# I've decided and moving on



## thelonious (Nov 24, 2004)

Greetings all,
After a year and a half of research, I have decided to attend the culinary program at San Francisco City College. I just can't afford to pay the $40,000+ to go to CCA. Especially hearing how they laid off 23 teaching assistants. I have turned in my notice at work and will be making the leap into the unknown and I am nervous but excited. The program starts in August.

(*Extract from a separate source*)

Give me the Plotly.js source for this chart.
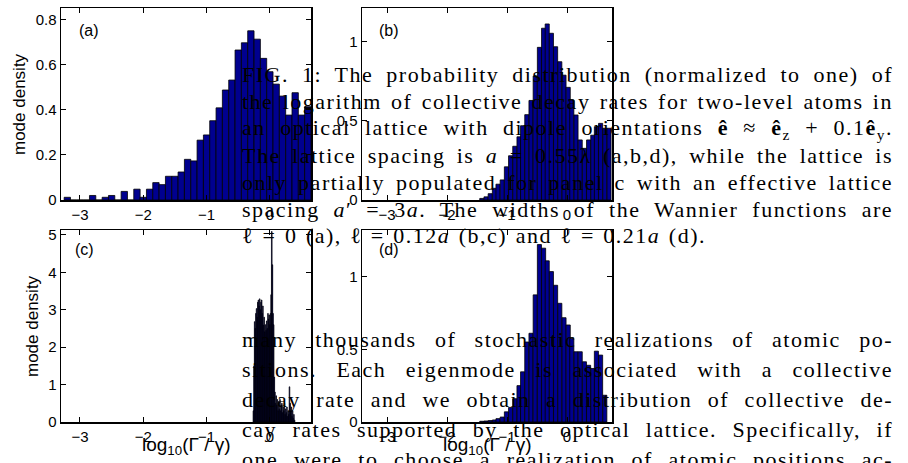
<!DOCTYPE html>
<html><head><meta charset="utf-8">
<script src="https://cdn.plot.ly/plotly-3.0.1.min.js"></script>
<style>body{margin:0;background:#fff}#plot{width:908px;height:463px}</style>
</head><body><div id="plot"></div>
<script>
// ---- data ----
const binsA = [-3.2,-3.1,-3.0,-2.9,-2.8,-2.7,-2.6,-2.5,-2.4,-2.3,-2.2,-2.1,-2.0,-1.9,-1.8,-1.7,-1.6,-1.5,-1.4,-1.3,-1.2,-1.1,-1.0,-0.9,-0.8,-0.7,-0.6,-0.5,-0.4,-0.3,-0.2,-0.1,0.0,0.1,0.2,0.3,0.4,0.5,0.6];
const densA = [0.012,0,0,0,0.02,0,0.012,0.02,0,0.038,0,0.048,0.012,0.048,0.077,0.068,0.105,0.105,0.124,0.18,0.173,0.265,0.288,0.351,0.408,0.487,0.531,0.664,0.696,0.749,0.712,0.627,0.568,0.513,0.46,0.376,0.475,0.376,0.413];

const binsB = [-1.42,-1.35,-1.28,-1.21,-1.15,-1.08,-1.01,-0.94,-0.87,-0.80,-0.74,-0.67,-0.60,-0.53,-0.46,-0.39,-0.33,-0.26,-0.19,-0.12,-0.05,0.02,0.08,0.15,0.22,0.29,0.36,0.43,0.49,0.56,0.63,0.70];
const densB = [0.01,0.02,0.04,0.074,0.10,0.127,0.21,0.28,0.34,0.40,0.47,0.54,0.63,0.785,0.966,1.087,1.114,1.055,0.97,0.875,0.79,0.713,0.633,0.538,0.38,0.327,0.38,0.41,0.464,0.485,0.454,0.454];

const binsC = [-0.26,-0.25,-0.24,-0.23,-0.22,-0.21,-0.20,-0.19,-0.18,-0.17,-0.16,-0.15,-0.14,-0.13,-0.12,-0.11,-0.10,-0.09,-0.08,-0.07,-0.06,-0.05,-0.04,-0.03,-0.02,-0.01,0.00,0.01,0.02,0.03,0.04,0.05,0.06,0.07,0.08,0.09,0.10,0.11,0.12,0.13,0.14,0.15,0.16,0.17,0.18,0.19,0.20,0.21,0.22,0.23,0.24,0.25,0.26,0.27,0.28,0.29,0.30,0.31,0.32,0.33,0.34,0.35,0.36,0.37,0.38,0.39];
const densC = [0.3,1.5,2.68,2.5,2.9,3.03,2.8,3.2,3.26,3.1,3.29,3.0,3.2,3.26,2.9,3.1,2.59,2.8,2.41,2.6,2.45,2.7,2.5,2.9,2.75,2.86,2.6,2.9,3.4,5.09,4.2,2.9,2.6,1.2,0.8,0.5,0.7,0.45,0.6,0.3,0.55,0.35,0.6,0.3,0.45,0.5,0.25,0.4,0.3,0.5,0.2,0.35,0.25,0.4,0.15,0.3,0.2,0.94,0.5,0.3,0.4,0.15,0.3,0.1,0.2,0.05];

const binsD = [-1.42,-1.35,-1.28,-1.21,-1.15,-1.08,-1.01,-0.94,-0.87,-0.80,-0.74,-0.67,-0.60,-0.53,-0.46,-0.39,-0.33,-0.26,-0.19,-0.12,-0.05,0.02,0.08,0.15,0.22,0.29,0.36,0.43,0.49,0.56,0.63];
const densD = [0.005,0.007,0.01,0.014,0.023,0.034,0.07,0.10,0.16,0.25,0.345,0.55,0.61,0.874,1.22,1.195,1.108,1.034,0.94,0.816,0.717,0.667,0.575,0.483,0.483,0.414,0.39,0.368,0.487,0.46,0.184];

const xTicks = [-3,-2,-1,0];
const yTicksA = [0,0.2,0.4,0.6,0.8];
const yTicksB = [0,0.5,1];
const yTicksC = [0,1,2,3,4,5];
const yTicksD = [0,0.5,1];
const panelLabels = ['(a)','(b)','(c)','(d)'];
const yTitle = 'mode density';
const xTitle = 'log<sub>10</sub>(Γ / γ)';

const captionLines = [
 'FIG. 1: The probability distribution (normalized to one) of',
 'the logarithm of collective decay rates for two-level atoms in',
 'an optical lattice with dipole orientations <b>ê</b> ≈ <b>ê</b><sub>z</sub> + 0.1<b>ê</b><sub>y</sub>.',
 'The lattice spacing is <i>a</i> = 0.55λ (a,b,d), while the lattice is',
 'only partially populated for panel c with an effective lattice',
 'spacing <i>a</i>′ = 3<i>a</i>. The widths of the Wannier functions are',
 'ℓ = 0 (a), ℓ = 0.12<i>a</i> (b,c) and ℓ = 0.21<i>a</i> (d).'
];
const bodyLines = [
 'many thousands of stochastic realizations of atomic po-',
 'sitions. Each eigenmode is associated with a collective',
 'decay rate and we obtain a distribution of collective de-',
 'cay rates supported by the optical lattice. Specifically, if',
 'one were to choose a realization of atomic positions ac-'
];

// ---- layout ----
const W = 908, H = 463;
const px = p => p / W, py = p => 1 - p / H;
const navy = '#00008F';
const sans = 'Liberation Sans, Arial, sans-serif';
const serif = 'Liberation Serif, Times New Roman, serif';

function bar(x, y, w, xa, ya, lw) {
  return {type: 'bar', x: x, y: y, width: w, xaxis: xa, yaxis: ya,
    marker: {color: navy, line: {color: '#000', width: lw}}, hoverinfo: 'skip'};
}
const data = [
  bar(binsA, densA, 0.1, 'x', 'y', 0.8),
  bar(binsB, densB, 0.0683, 'x2', 'y2', 0.8),
  bar(binsC, densC, 0.01, 'x3', 'y3', 0.7),
  bar(binsD, densD, 0.0683, 'x4', 'y4', 0.8)
];

function xax(dom, range, anchor) {
  return {domain: dom, range: range, anchor: anchor, tickvals: xTicks,
    ticks: 'inside', ticklen: 5, tickwidth: 1, tickcolor: '#000', mirror: 'allticks',
    showline: true, linecolor: '#000', linewidth: 1.5, showgrid: false, zeroline: false,
    tickfont: {family: sans, size: 15, color: '#000'}, fixedrange: true};
}
function yax(dom, range, anchor, tv) {
  return {domain: dom, range: range, anchor: anchor, tickvals: tv,
    ticks: 'inside', ticklen: 5, tickwidth: 1, tickcolor: '#000', mirror: 'allticks',
    showline: true, linecolor: '#000', linewidth: 1.5, showgrid: false, zeroline: false,
    tickfont: {family: sans, size: 15, color: '#000'}, fixedrange: true};
}
const colL = [px(61), px(311)], colR = [px(362), px(612)];
const rowT = [py(200), py(8)], rowB = [py(422), py(230)];

const ann = [];
const labPos = [[77, 30], [377, 30], [73, 250], [377, 250]];
panelLabels.forEach((t, i) => ann.push({text: t, xref: 'paper', yref: 'paper',
  x: px(labPos[i][0]), y: py(labPos[i][1]), xanchor: 'left', yanchor: 'middle',
  showarrow: false, font: {family: sans, size: 16, color: '#000'}}));
ann.push({text: yTitle, xref: 'paper', yref: 'paper', x: px(19), y: py(104), textangle: -90,
  showarrow: false, xanchor: 'center', yanchor: 'middle', font: {family: sans, size: 17, color: '#000'}});
ann.push({text: yTitle, xref: 'paper', yref: 'paper', x: px(32), y: py(326), textangle: -90,
  showarrow: false, xanchor: 'center', yanchor: 'middle', font: {family: sans, size: 17, color: '#000'}});
ann.push({text: xTitle, xref: 'paper', yref: 'paper', x: px(186), y: py(446),
  showarrow: false, xanchor: 'center', yanchor: 'middle', font: {family: sans, size: 19, color: '#000'}});
ann.push({text: xTitle, xref: 'paper', yref: 'paper', x: px(487), y: py(446),
  showarrow: false, xanchor: 'center', yanchor: 'middle', font: {family: sans, size: 19, color: '#000'}});

// paragraph lines: [text, centre y px, justified right edge px]
const capStart = 75, capStep = 26.8, bodyStart = 339, bodyStep = 30;
const paraLines = [];
captionLines.forEach((t, i) => paraLines.push([t, capStart + capStep * i, i < 6 ? 893 : 706]));
bodyLines.forEach((t, i) => paraLines.push([t, bodyStart + bodyStep * i, 893]));
const paraIdx0 = ann.length;
paraLines.forEach(l => ann.push({text: l[0], xref: 'paper', yref: 'paper',
  x: px(240), y: py(l[1]), xanchor: 'left', yanchor: 'middle', align: 'left', showarrow: false,
  font: {family: serif, size: 22, color: '#000'}}));

const layout = {
  width: W, height: H, margin: {l: 0, r: 0, t: 0, b: 0},
  paper_bgcolor: '#fff', plot_bgcolor: '#fff', showlegend: false, bargap: 0,
  xaxis: xax(colL, [-3.3, 0.65], 'y'), yaxis: yax(rowT, [0, 0.85], 'x', yTicksA),
  xaxis2: xax(colR, [-3.417, 0.75], 'y2'), yaxis2: yax(rowT, [0, 1.215], 'x2', yTicksB),
  xaxis3: xax(colL, [-3.3, 0.65], 'y3'), yaxis3: yax(rowB, [0, 5.13], 'x3', yTicksC),
  xaxis4: xax(colR, [-3.417, 0.75], 'y4'), yaxis4: yax(rowB, [0, 1.32], 'x4', yTicksD),
  annotations: ann
};

Plotly.newPlot('plot', data, layout, {staticPlot: true}).then(gd => {
  // justify the typeset paragraph lines between x = 242 and their right edge
  const groups = gd.querySelectorAll('.annotation');
  paraLines.forEach((l, k) => {
    const g = groups[paraIdx0 + k];
    if (!g) return;
    const txt = g.querySelector('text.annotation-text');
    if (!txt) return;
    txt.style.letterSpacing = '1.5px';
    const spaces = (txt.textContent.match(/ /g) || []).length;
    const r = txt.getBoundingClientRect();
    const target = l[2] - r.left;
    if (r.width > 0 && spaces > 0) {
      txt.style.wordSpacing = Math.max(0, (target - r.width) / spaces) + 'px';
    }
  });
});
</script></body></html>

I will be in SF for an orientation on June 14th. Does anyone on this board need a dishwasher, food prep, anything. I will apprentice, work for free, catering, or anything like that. I want to be a sponge and learn anything I can and just do about anything if anyone is willing to give me a shot. If so, you can shoot me an e-mail. I would also like to thank everyone on this message board for their help and advice. It's so helpful to have resources such as yourselves. Thanks. I will keep you posted if you wish.

Corey


----------



## siserilla (May 14, 2005)

I'm currently a cook at The Cheesecake Factory and I really enjoy it. I know there are quite a few out in California so maybe you could check them out. I'm not exactly sure how Cheesecake Factory is viewed in the Culinary world but imo it's a great restaurant to work and and there is a lot of opportunity for growth.


----------



## thelonious (Nov 24, 2004)

Thanks Siserella. I may look into that when I am there.


----------